The top writers form a select clique dependent above all on word-of-mouth recommendations, but the proof of their power is written across recent history. Barack Obama saved his presidential candidacy with a single speech on race in Philadelphia. David Cameron will almost certainly soon reach the top of a political trajectory launched with one perfectly judged speech at a party conference three years ago. David Davis’s performance was miserable by comparison.
“Thirty years ago, if Jim Callaghan was coming to Washington to give a speech, someone from Downing Street would have called someone in the Democratic Party, who would have recommended a friend to give advice,” says David Frum, a former speechwriter for the second President Bush, who has watched the rules of his trade change and who worked hard to help his old boss to live by them.
Rule 1 for a leader abroad is to assimilate the right amount of local knowledge. “If an American president was giving a speech in Britain I’d sure want him to consult with British-based people,” Frum says. “The tone, references and style are all different. With George Bush what were regarded as perfectly appropriate religious invocations at home would have been seen in London as the return of the Spanish Inquisition.”
Rule 2: hire professionals. For politicians and corporate leaders the stakes when they step up to the teleprompter are simply too high to leave the words to gifted — or deluded — amateurs. Hence firms such as West Wing Writers and the newly established UK Speechwriters’ Guild, set up by Brian Jenner, a former journalist who immediately doffs his hat to American speechwriters bred in a culture of aspirational citizens craving inspirational ideas.
“Americans are brilliant at the use of stories,” Jenner says. “Their politicians key into the American dream. They instinctively know that they’ve got to tell people how they’ve got to where they are, to make their speeches accessible.”
Not that they leave everything to instinct. US speechwriting is a labour- intensive affair with teams of perhaps five writers assigned to any major address, and it’s no coincidence that rhetoric is still widely taught to students in public communications courses in US universities. “They’re comfortable with the rule of triads, rhetorical questions, puzzle-solution formats and the use of contrasts,” Jenner says.
Triads? “Three-part lists.
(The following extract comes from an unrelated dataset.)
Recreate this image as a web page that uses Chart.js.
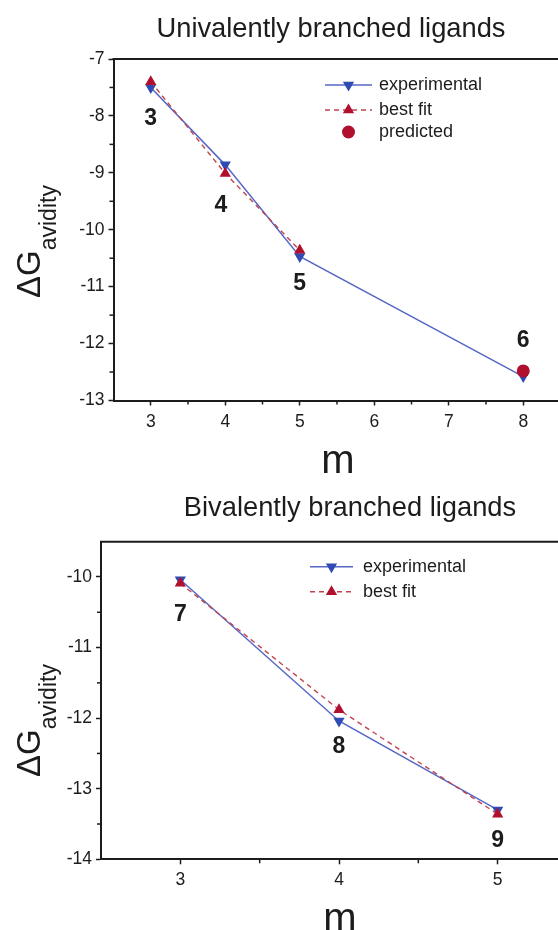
<!DOCTYPE html>
<html>
<head>
<meta charset="utf-8">
<script src="https://cdn.jsdelivr.net/npm/chart.js@4.4.0/dist/chart.umd.min.js"></script>
<style>
  html, body { margin: 0; padding: 0; background: #fff; overflow: hidden; }
  body { width: 558px; height: 930px; position: relative; }
  .panel { position: absolute; left: 0; }
</style>
</head>
<body>
<div class="panel" style="top:0"><canvas id="uni" width="600" height="480"></canvas></div>
<div class="panel" style="top:480px"><canvas id="bi" width="620" height="450"></canvas></div>
<script>
// Univalently branched ligands (top panel)
const uniExpM = [3, 4, 5, 8];
const uniExpG = [-7.5, -8.86, -10.47, -12.58];
const uniFitM = [3, 4, 5];
const uniFitG = [-7.4, -9.01, -10.36];
const uniPredM = [8];
const uniPredG = [-12.48];
const uniTicksM = [3, 4, 5, 6, 7, 8];
const uniTicksG = [-13, -12, -11, -10, -9, -8, -7];
const uniNames = ['3', '4', '5', '6'];
const uniNameM = [3, 3.94, 5, 8];
const uniNameG = [-8.04, -9.57, -10.94, -11.94];

// Bivalently branched ligands (bottom panel)
const biExpM = [3, 4, 5];
const biExpG = [-10.04, -12.04, -13.3];
const biFitM = [3, 4, 5];
const biFitG = [-10.09, -11.88, -13.36];
const biTicksM = [3, 4, 5];
const biTicksG = [-14, -13, -12, -11, -10];
const biNames = ['7', '8', '9'];
const biNameM = [3, 4, 5];
const biNameG = [-10.54, -12.4, -13.73];

const FONT = "'Liberation Sans', Arial, sans-serif";
const INK = '#1c1c1c';
const BLUE_LINE = '#5568c6';
const BLUE_MARK = '#2f4ab2';
const RED_LINE = '#c4424e';
const RED_MARK = '#b00f2e';

const pts = (xs, ys) => xs.map((x, i) => ({ x: x, y: ys[i] }));
// half-way ticks between the labelled ones
const halves = t => t.slice(1).map((v, i) => (v + t[i]) / 2);

function expSet(m, g) {
    return {
        label: 'experimental', data: pts(m, g), order: 2,
        borderColor: BLUE_LINE, borderWidth: 1.5,
        pointStyle: 'triangle', pointRotation: 180, pointRadius: 6.5,
        pointBackgroundColor: BLUE_MARK, pointBorderColor: BLUE_MARK, pointBorderWidth: 0
    };
}
function fitSet(m, g) {
    return {
        label: 'best fit', data: pts(m, g), order: 1,
        borderColor: RED_LINE, borderWidth: 1.4, borderDash: [5, 4],
        pointStyle: 'triangle', pointRotation: 0, pointRadius: 6.5,
        pointBackgroundColor: RED_MARK, pointBorderColor: RED_MARK, pointBorderWidth: 0
    };
}
function predSet(m, g) {
    return {
        label: 'predicted', data: pts(m, g), order: 0, showLine: false,
        borderColor: RED_MARK, pointStyle: 'circle', pointRadius: 6.5,
        pointBackgroundColor: RED_MARK, pointBorderColor: RED_MARK, pointBorderWidth: 0
    };
}

// Titles, legend, labels and minor ticks
const panelDecor = {
    id: 'panelDecor',
    afterDraw(chart, args, o) {
        const ctx = chart.ctx, a = chart.chartArea;
        const xs = chart.scales.x, ys = chart.scales.y;
        ctx.save();

        // top and right frame
        ctx.strokeStyle = INK;
        ctx.lineWidth = 2;
        ctx.beginPath();
        ctx.moveTo(a.left - 1, a.top);
        ctx.lineTo(a.right, a.top);
        ctx.lineTo(a.right, a.bottom);
        ctx.stroke();

        // minor ticks
        ctx.lineWidth = 1.5;
        halves(o.ticksM).forEach(v => {
            const px = xs.getPixelForValue(v);
            ctx.beginPath(); ctx.moveTo(px, a.bottom); ctx.lineTo(px, a.bottom + 4); ctx.stroke();
        });
        halves(o.ticksG).forEach(v => {
            const py = ys.getPixelForValue(v);
            ctx.beginPath(); ctx.moveTo(a.left, py); ctx.lineTo(a.left - 4, py); ctx.stroke();
        });

        // chart title
        ctx.fillStyle = INK;
        ctx.font = '27.3px ' + FONT;
        ctx.textAlign = 'center';
        ctx.textBaseline = 'alphabetic';
        ctx.fillText(o.title, o.titleX, o.titleY);

        // x axis title
        ctx.font = '40px ' + FONT;
        ctx.fillText('m', o.mX, o.mY);

        // y axis title with subscript
        ctx.save();
        ctx.translate(o.gX, o.gY);
        ctx.rotate(-Math.PI / 2);
        ctx.textAlign = 'left';
        ctx.font = '33px ' + FONT;
        ctx.fillText('\u0394G', 0, 0);
        const w = ctx.measureText('\u0394G').width;
        ctx.font = '23px ' + FONT;
        ctx.fillText('avidity', w, 16);
        ctx.restore();

        // compound numbers
        ctx.font = 'bold 23px ' + FONT;
        ctx.textAlign = 'center';
        ctx.textBaseline = 'middle';
        o.names.forEach((n, i) => {
            ctx.fillText(n, xs.getPixelForValue(o.nameM[i]), ys.getPixelForValue(o.nameG[i]));
        });

        // legend
        const L = o.legend;
        chart.data.datasets.forEach((ds, i) => {
            const y = L.rows[i];
            if (ds.showLine !== false) {
                ctx.strokeStyle = ds.borderColor;
                ctx.lineWidth = ds.borderWidth;
                ctx.setLineDash(ds.borderDash || []);
                ctx.beginPath(); ctx.moveTo(L.x0, y); ctx.lineTo(L.x1, y); ctx.stroke();
                ctx.setLineDash([]);
            }
            ctx.fillStyle = ds.pointBackgroundColor;
            ctx.strokeStyle = ds.pointBorderColor;
            Chart.helpers.drawPoint(ctx, {
                pointStyle: ds.pointStyle, rotation: ds.pointRotation || 0,
                radius: ds.pointRadius, borderWidth: 0
            }, (L.x0 + L.x1) / 2, y);
            ctx.fillStyle = INK;
            ctx.font = '18px ' + FONT;
            ctx.textAlign = 'left';
            ctx.fillText(ds.label, L.tx, y);
        });
        ctx.restore();
    }
};

function makePanel(id, datasets, box, ticksM, ticksG, decor) {
    const canvas = document.getElementById(id);
    const W = canvas.width, H = canvas.height;
    return new Chart(canvas, {
        type: 'line',
        data: { datasets: datasets },
        plugins: [panelDecor],
        options: {
            responsive: false,
            devicePixelRatio: 1,
            animation: false,
            events: [],
            layout: { padding: { left: 0, top: box.top, right: W - box.right, bottom: 0 } },
            elements: { line: { tension: 0 } },
            plugins: {
                legend: { display: false },
                tooltip: { enabled: false },
                panelDecor: Object.assign({ ticksM: ticksM, ticksG: ticksG }, decor)
            },
            scales: {
                x: {
                    type: 'linear',
                    min: box.xMin, max: box.xMax,
                    afterBuildTicks: s => { s.ticks = ticksM.map(v => ({ value: v })); },
                    afterFit: s => { s.height = H - box.bottom; },
                    grid: { drawOnChartArea: false, tickLength: 5, color: INK, tickWidth: 1.5 },
                    border: { color: INK, width: 2 },
                    ticks: {
                        autoSkip: false, maxRotation: 0, padding: box.xPad,
                        color: INK, font: { family: FONT, size: 17.5 }
                    }
                },
                y: {
                    type: 'linear',
                    min: box.yMin, max: box.yMax,
                    afterBuildTicks: s => { s.ticks = ticksG.map(v => ({ value: v })); },
                    afterFit: s => { s.width = box.left; },
                    grid: { drawOnChartArea: false, tickLength: 5, color: INK, tickWidth: 1.5 },
                    border: { color: INK, width: 2 },
                    ticks: {
                        autoSkip: false, padding: 4,
                        color: INK, font: { family: FONT, size: 17.5 }
                    }
                }
            }
        }
    });
}

makePanel('uni',
    [expSet(uniExpM, uniExpG), fitSet(uniFitM, uniFitG), predSet(uniPredM, uniPredG)],
    { left: 113.5, right: 560.5, top: 59, bottom: 400.5, xMin: 2.5, xMax: 8.5, yMin: -13, yMax: -7, xPad: 6.5 },
    uniTicksM, uniTicksG,
    {
        title: 'Univalently branched ligands', titleX: 331, titleY: 36.7,
        mX: 338, mY: 473, gX: 40, gY: 298,
        names: uniNames, nameM: uniNameM, nameG: uniNameG,
        legend: { x0: 325, x1: 372, tx: 379, rows: [85, 110, 132] }
    });

makePanel('bi',
    [expSet(biExpM, biExpG), fitSet(biFitM, biFitG)],
    { left: 101, right: 577, top: 61.7, bottom: 379.3, xMin: 2.5, xMax: 5.5, yMin: -14, yMax: -9.5, xPad: 5.5 },
    biTicksM, biTicksG,
    {
        title: 'Bivalently branched ligands', titleX: 350, titleY: 35.7,
        mX: 340, mY: 450.5, gX: 40, gY: 297,
        names: biNames, nameM: biNameM, nameG: biNameG,
        legend: { x0: 310, x1: 353, tx: 363, rows: [86.7, 111.7] }
    });
</script>
</body>
</html>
You put what you want to say into formats like poetry because the audience is expecting the third example, the third beat. ‘Father, Son and Holy Ghost’. It’s what gets people clapping.”
If that sounds calculating, it’s probably meant to. Jenner and others agree that too much British speechwriting is dull and offputting because of an inbred fear of being seen to manipulate an audience. That, and a failure to grasp the importance of narrative.
“If you want to engage with your public they have to think of you as a human being like them,” says Anthony Gordon Lennox, a former Question Time producer, who has worked with many political leaders, including David Cameron. “You have to use your speeches as opportunities for people to get to know you. You have your vulnerabilities, your strengths and weaknesses, but it’s not until people trust you that they’re going to listen. Humility is all.”
Is speechwriting being globalised as well as commercialised? Up to a point. The vital importance of finding the right tone for a speech to a foreign audience creates a market for local experts everywhere, but the US masters of the genre tend to trust their own people first. When George Bush gave a major foreign policy speech in Whitehall in 2003 he impressed a sceptical audience with self-deprecating references to American’s Puritan streak, and generous tributes to “the tireless compassion of Lord Shaftesbury” and “the righteous courage of Wilberforce”. The speech steered close but not too close to condescension.
“You have to be careful about patting the British on the head,” David Frum explains. But it was all in-house, written by the President’s own writers and vetted by National Security Council staff.
When Bush flew to Nova Scotia the next year to give a speech on US-Canadian relations, it was checked exclusively by his own people even though he had managed to offend millions of Canadians by failing to thank them for accommodating stranded transatlantic travellers in the wake of 9/11. Fortunately, for the White House, a Canadian-born staffer spotted the absence of a belated thank you and inserted stirring expressions of gratitude to Canadians.
The White House is a hard nut to crack. But Brian Jenner is confident that Brits can tap into the global speechwriting market as long as they park some of their Britishness at the door. There’s a place for British humour, but not for spinspeak. “The pernicious influence of advertising has taken out the verbs” from too much British discourse and persuaded politicians and businesspeople that they have to talk in bullet points, he says. “Speechwriting is about inspiring. It’s not branding, it’s artistic.”
The rewards for those who get it right can be considerable. Peggy Noonan, the founding genius of modern speechwriting and crafter of many of Ronald Reagan’s finest phrases, might earn $25,000 for a single speech for a major CEO.
The going rate in the US for a “from scratch” speech for a national leader is about $10,000, Frum says — far less than for a commercial client but far more lucrative as a calling card. “Politicians pay less than corporations and are generally more demanding,” says a former Tony Blair speechwriter. Without the kudos attached to writing speeches that could change the world, a speechwriter is nothing. “You trade on the name of a former employer,” Blair’s former man says.
Whether West Wing Writers will experience a spike in demand for its services after the disclosure of its work for No 10 — which it had hoped to keep confidential — remains to be seen. But everyone in the speechwriting business knows who its next global star will be. He is in Team Obama. His name is Jon Favreau. He’s 28, single, romantically linked to the actress Rashida Jones and credited with the first drafts of most of Obama’s campaign speeches.
Now immersed for 18 hours a day in the White House, Favreau has already decided this will be his last job in politics because “anything else would be so anticlimactic”. When he leaves he plans to write a screenplay, “or maybe a fiction book based loosely on what all of this was like”. Or perhaps some speeches. Not that Gordon Brown could afford them.